### Stated goal
Leave out the pictures and copy everything else below exactly.
-- Start --
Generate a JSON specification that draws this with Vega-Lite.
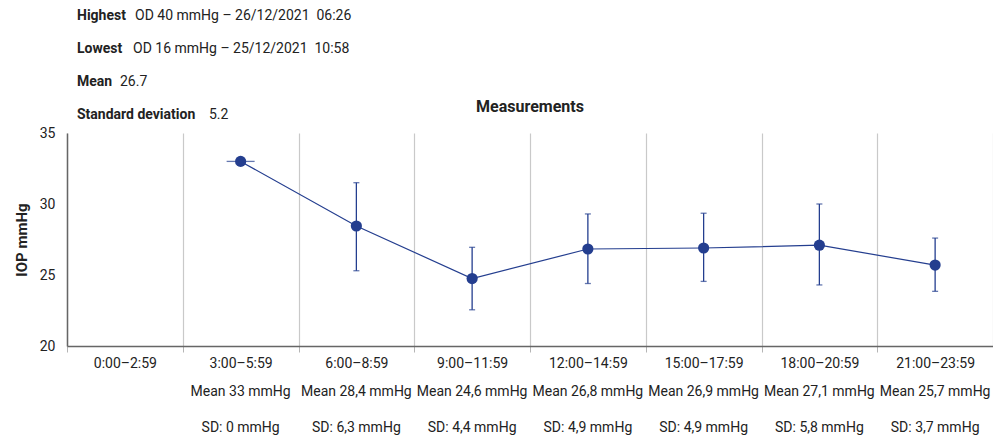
{
  "$schema": "https://vega.github.io/schema/vega-lite/v6.json",
  "padding": {"left": 14, "top": 0, "right": 0, "bottom": 0},
  "background": "white",
  "config": {
    "view": {"stroke": null},
    "font": "Roboto",
    "axisX": {"tickBand": "extent", "grid": true, "gridColor": "#c9c9c9", "gridWidth": 1.2, "tickColor": "#b5b5b5", "tickSize": 6, "domainColor": "#666666", "domainWidth": 1.5, "labelAngle": 0, "labelFontSize": 14, "labelColor": "#222222", "labelPadding": 4, "labelFont": "Roboto", "title": null},
    "axisY": {"grid": false, "ticks": false, "labelPadding": 12, "domainColor": "#666666", "domainWidth": 1.5, "labelFontSize": 14, "labelColor": "#222222", "labelFont": "Roboto", "titleFontSize": 15, "titleFontWeight": "bold", "titleColor": "#222222", "titleFont": "Roboto", "titlePadding": 10}
  },
  "datasets": {
    "header": [
      {"row": 1, "label": "Highest", "value": "OD 40 mmHg – 26/12/2021\u00a0 06:26"},
      {"row": 2, "label": "Lowest", "value": "OD 16 mmHg – 25/12/2021\u00a0 10:58"},
      {"row": 3, "label": "Mean", "value": "26.7"},
      {"row": 4, "label": "Standard deviation", "value": "5.2"}
    ],
    "slots": [
      {"slot": "0:00–2:59", "mean": null, "lower": null, "upper": null, "meanText": null, "sdText": null},
      {"slot": "3:00–5:59", "mean": 33, "lower": 33, "upper": 33, "meanText": "Mean 33 mmHg", "sdText": "SD: 0 mmHg"},
      {"slot": "6:00–8:59", "mean": 28.45, "lower": 25.3, "upper": 31.5, "meanText": "Mean 28,4 mmHg", "sdText": "SD: 6,3 mmHg"},
      {"slot": "9:00–11:59", "mean": 24.75, "lower": 22.55, "upper": 26.95, "meanText": "Mean 24,6 mmHg", "sdText": "SD: 4,4 mmHg"},
      {"slot": "12:00–14:59", "mean": 26.83, "lower": 24.4, "upper": 29.3, "meanText": "Mean 26,8 mmHg", "sdText": "SD: 4,9 mmHg"},
      {"slot": "15:00–17:59", "mean": 26.9, "lower": 24.55, "upper": 29.35, "meanText": "Mean 26,9 mmHg", "sdText": "SD: 4,9 mmHg"},
      {"slot": "18:00–20:59", "mean": 27.1, "lower": 24.3, "upper": 30.0, "meanText": "Mean 27,1 mmHg", "sdText": "SD: 5,8 mmHg"},
      {"slot": "21:00–23:59", "mean": 25.7, "lower": 23.85, "upper": 27.6, "meanText": "Mean 25,7 mmHg", "sdText": "SD: 3,7 mmHg"}
    ]
  },
  "bounds": "flush",
  "spacing": 2,
  "vconcat": [
    {
      "width": 926,
      "height": 131,
      "data": {"name": "header"},
      "encoding": {
        "y": {"field": "row", "type": "ordinal", "axis": null, "scale": {"type": "point", "padding": 0.5}}
      },
      "layer": [
        {"mark": {"type": "text", "x": 10, "align": "left", "baseline": "middle", "fontWeight": "bold", "fontSize": 14, "color": "#222222"}, "encoding": {"text": {"field": "label"}}},
        {"transform": [{"filter": "datum.row == 1"}], "mark": {"type": "text", "x": 68, "align": "left", "baseline": "middle", "fontSize": 14, "color": "#222222"}, "encoding": {"text": {"field": "value"}}},
        {"transform": [{"filter": "datum.row == 2"}], "mark": {"type": "text", "x": 66, "align": "left", "baseline": "middle", "fontSize": 14, "color": "#222222"}, "encoding": {"text": {"field": "value"}}},
        {"transform": [{"filter": "datum.row == 3"}], "mark": {"type": "text", "x": 53, "align": "left", "baseline": "middle", "fontSize": 14, "color": "#222222"}, "encoding": {"text": {"field": "value"}}},
        {"transform": [{"filter": "datum.row == 4"}], "mark": {"type": "text", "x": 142, "align": "left", "baseline": "middle", "fontSize": 14, "color": "#222222"}, "encoding": {"text": {"field": "value"}}}
      ]
    },
    {
      "bounds": "flush",
      "spacing": 46,
      "vconcat": [
        {
          "width": 926,
          "height": 213,
          "data": {"name": "slots"},
          "title": {"text": "Measurements", "fontSize": 16, "fontWeight": "bold", "font": "Roboto", "color": "#222222", "anchor": "middle", "offset": -2, "baseline": "alphabetic"},
          "layer": [
            {
              "mark": {"type": "line", "color": "#243e8f", "strokeWidth": 1.2},
              "encoding": {
                "x": {"field": "slot", "type": "nominal", "scale": {"domain": ["0:00–2:59", "3:00–5:59", "6:00–8:59", "9:00–11:59", "12:00–14:59", "15:00–17:59", "18:00–20:59", "21:00–23:59"], "paddingInner": 0, "paddingOuter": 0}},
                "y": {"field": "mean", "type": "quantitative", "title": "IOP mmHg", "scale": {"domain": [20, 35], "nice": false, "zero": false}, "axis": {"values": [20, 25, 30, 35]}}
              }
            },
            {
              "transform": [{"filter": "datum.upper > datum.lower"}],
              "mark": {"type": "errorbar", "color": "#243e8f", "ticks": {"size": 6, "thickness": 1.3}, "rule": {"strokeWidth": 1.3}},
              "encoding": {
                "x": {"field": "slot", "type": "nominal"},
                "y": {"field": "lower", "type": "quantitative", "title": "IOP mmHg"},
                "y2": {"field": "upper"}
              }
            },
            {
              "transform": [{"filter": "datum.upper != null && datum.upper == datum.lower"}],
              "mark": {"type": "tick", "orient": "horizontal", "color": "#243e8f", "size": 28, "thickness": 1.3},
              "encoding": {
                "x": {"field": "slot", "type": "nominal"},
                "y": {"field": "mean", "type": "quantitative", "title": "IOP mmHg"}
              }
            },
            {
              "mark": {"type": "point", "filled": true, "opacity": 1, "color": "#243e8f", "size": 125},
              "encoding": {
                "x": {"field": "slot", "type": "nominal"},
                "y": {"field": "mean", "type": "quantitative", "title": "IOP mmHg"}
              }
            }
          ]
        },
        {
          "width": 926,
          "height": 36,
          "data": {"name": "slots"},
          "transform": [{"filter": "datum.meanText != null"}, {"fold": ["meanText", "sdText"], "as": ["line", "text"]}],
          "mark": {"type": "text", "fontSize": 14, "color": "#222222", "baseline": "middle"},
          "encoding": {
            "x": {"field": "slot", "type": "nominal", "axis": null, "scale": {"domain": ["0:00–2:59", "3:00–5:59", "6:00–8:59", "9:00–11:59", "12:00–14:59", "15:00–17:59", "18:00–20:59", "21:00–23:59"], "paddingInner": 0, "paddingOuter": 0}},
            "y": {"field": "line", "type": "nominal", "axis": null, "scale": {"type": "point", "padding": 0, "domain": ["meanText", "sdText"]}},
            "text": {"field": "text", "type": "nominal"}
          }
        }
      ]
    }
  ]
}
-- End --
### Result of this task
Generate a JSON specification that draws this with Vega-Lite.
{
  "$schema": "https://vega.github.io/schema/vega-lite/v6.json",
  "padding": {"left": 14, "top": 0, "right": 0, "bottom": 0},
  "background": "white",
  "config": {
    "view": {"stroke": null},
    "font": "Roboto",
    "axisX": {"tickBand": "extent", "grid": true, "gridColor": "#c9c9c9", "gridWidth": 1.2, "tickColor": "#b5b5b5", "tickSize": 6, "domainColor": "#666666", "domainWidth": 1.5, "labelAngle": 0, "labelFontSize": 14, "labelColor": "#222222", "labelPadding": 4, "labelFont": "Roboto", "title": null},
    "axisY": {"grid": false, "ticks": false, "labelPadding": 12, "domainColor": "#666666", "domainWidth": 1.5, "labelFontSize": 14, "labelColor": "#222222", "labelFont": "Roboto", "titleFontSize": 15, "titleFontWeight": "bold", "titleColor": "#222222", "titleFont": "Roboto", "titlePadding": 10}
  },
  "datasets": {
    "header": [
      {"row": 1, "label": "Highest", "value": "OD 40 mmHg – 26/12/2021\u00a0 06:26"},
      {"row": 2, "label": "Lowest", "value": "OD 16 mmHg – 25/12/2021\u00a0 10:58"},
      {"row": 3, "label": "Mean", "value": "26.7"},
      {"row": 4, "label": "Standard deviation", "value": "5.2"}
    ],
    "slots": [
      {"slot": "0:00–2:59", "mean": null, "lower": null, "upper": null, "meanText": null, "sdText": null},
      {"slot": "3:00–5:59", "mean": 33, "lower": 33, "upper": 33, "meanText": "Mean 33 mmHg", "sdText": "SD: 0 mmHg"},
      {"slot": "6:00–8:59", "mean": 28.45, "lower": 25.3, "upper": 31.5, "meanText": "Mean 28,4 mmHg", "sdText": "SD: 6,3 mmHg"},
      {"slot": "9:00–11:59", "mean": 24.75, "lower": 22.55, "upper": 26.95, "meanText": "Mean 24,6 mmHg", "sdText": "SD: 4,4 mmHg"},
      {"slot": "12:00–14:59", "mean": 26.83, "lower": 24.4, "upper": 29.3, "meanText": "Mean 26,8 mmHg", "sdText": "SD: 4,9 mmHg"},
      {"slot": "15:00–17:59", "mean": 26.9, "lower": 24.55, "upper": 29.35, "meanText": "Mean 26,9 mmHg", "sdText": "SD: 4,9 mmHg"},
      {"slot": "18:00–20:59", "mean": 27.1, "lower": 24.3, "upper": 30.0, "meanText": "Mean 27,1 mmHg", "sdText": "SD: 5,8 mmHg"},
      {"slot": "21:00–23:59", "mean": 25.7, "lower": 23.85, "upper": 27.6, "meanText": "Mean 25,7 mmHg", "sdText": "SD: 3,7 mmHg"}
    ]
  },
  "bounds": "flush",
  "spacing": 2,
  "vconcat": [
    {
      "width": 926,
      "height": 131,
      "data": {"name": "header"},
      "encoding": {
        "y": {"field": "row", "type": "ordinal", "axis": null, "scale": {"type": "point", "padding": 0.5}}
      },
      "layer": [
        {"mark": {"type": "text", "x": 10, "align": "left", "baseline": "middle", "fontWeight": "bold", "fontSize": 14, "color": "#222222"}, "encoding": {"text": {"field": "label"}}},
        {"transform": [{"filter": "datum.row == 1"}], "mark": {"type": "text", "x": 68, "align": "left", "baseline": "middle", "fontSize": 14, "color": "#222222"}, "encoding": {"text": {"field": "value"}}},
        {"transform": [{"filter": "datum.row == 2"}], "mark": {"type": "text", "x": 66, "align": "left", "baseline": "middle", "fontSize": 14, "color": "#222222"}, "encoding": {"text": {"field": "value"}}},
        {"transform": [{"filter": "datum.row == 3"}], "mark": {"type": "text", "x": 53, "align": "left", "baseline": "middle", "fontSize": 14, "color": "#222222"}, "encoding": {"text": {"field": "value"}}},
        {"transform": [{"filter": "datum.row == 4"}], "mark": {"type": "text", "x": 142, "align": "left", "baseline": "middle", "fontSize": 14, "color": "#222222"}, "encoding": {"text": {"field": "value"}}}
      ]
    },
    {
      "bounds": "flush",
      "spacing": 46,
      "vconcat": [
        {
          "width": 926,
          "height": 213,
          "data": {"name": "slots"},
          "title": {"text": "Measurements", "fontSize": 16, "fontWeight": "bold", "font": "Roboto", "color": "#222222", "anchor": "middle", "offset": -2, "baseline": "alphabetic"},
          "layer": [
            {
              "mark": {"type": "line", "color": "#243e8f", "strokeWidth": 1.2},
              "encoding": {
                "x": {"field": "slot", "type": "nominal", "scale": {"domain": ["0:00–2:59", "3:00–5:59", "6:00–8:59", "9:00–11:59", "12:00–14:59", "15:00–17:59", "18:00–20:59", "21:00–23:59"], "paddingInner": 0, "paddingOuter": 0}},
                "y": {"field": "mean", "type": "quantitative", "title": "IOP mmHg", "scale": {"domain": [20, 35], "nice": false, "zero": false}, "axis": {"values": [20, 25, 30, 35]}}
              }
            },
            {
              "transform": [{"filter": "datum.upper > datum.lower"}],
              "mark": {"type": "errorbar", "color": "#243e8f", "ticks": {"size": 6, "thickness": 1.3}, "rule": {"strokeWidth": 1.3}},
              "encoding": {
                "x": {"field": "slot", "type": "nominal"},
                "y": {"field": "lower", "type": "quantitative", "title": "IOP mmHg"},
                "y2": {"field": "upper"}
              }
            },
            {
              "transform": [{"filter": "datum.upper != null && datum.upper == datum.lower"}],
              "mark": {"type": "tick", "orient": "horizontal", "color": "#243e8f", "size": 28, "thickness": 1.3},
              "encoding": {
                "x": {"field": "slot", "type": "nominal"},
                "y": {"field": "mean", "type": "quantitative", "title": "IOP mmHg"}
              }
            },
            {
              "mark": {"type": "point", "filled": true, "opacity": 1, "color": "#243e8f", "size": 125},
              "encoding": {
                "x": {"field": "slot", "type": "nominal"},
                "y": {"field": "mean", "type": "quantitative", "title": "IOP mmHg"}
              }
            }
          ]
        },
        {
          "width": 926,
          "height": 36,
          "data": {"name": "slots"},
          "transform": [{"filter": "datum.meanText != null"}, {"fold": ["meanText", "sdText"], "as": ["line", "text"]}],
          "mark": {"type": "text", "fontSize": 14, "color": "#222222", "baseline": "middle"},
          "encoding": {
            "x": {"field": "slot", "type": "nominal", "axis": null, "scale": {"domain": ["0:00–2:59", "3:00–5:59", "6:00–8:59", "9:00–11:59", "12:00–14:59", "15:00–17:59", "18:00–20:59", "21:00–23:59"], "paddingInner": 0, "paddingOuter": 0}},
            "y": {"field": "line", "type": "nominal", "axis": null, "scale": {"type": "point", "padding": 0, "domain": ["meanText", "sdText"]}},
            "text": {"field": "text", "type": "nominal"}
          }
        }
      ]
    }
  ]
}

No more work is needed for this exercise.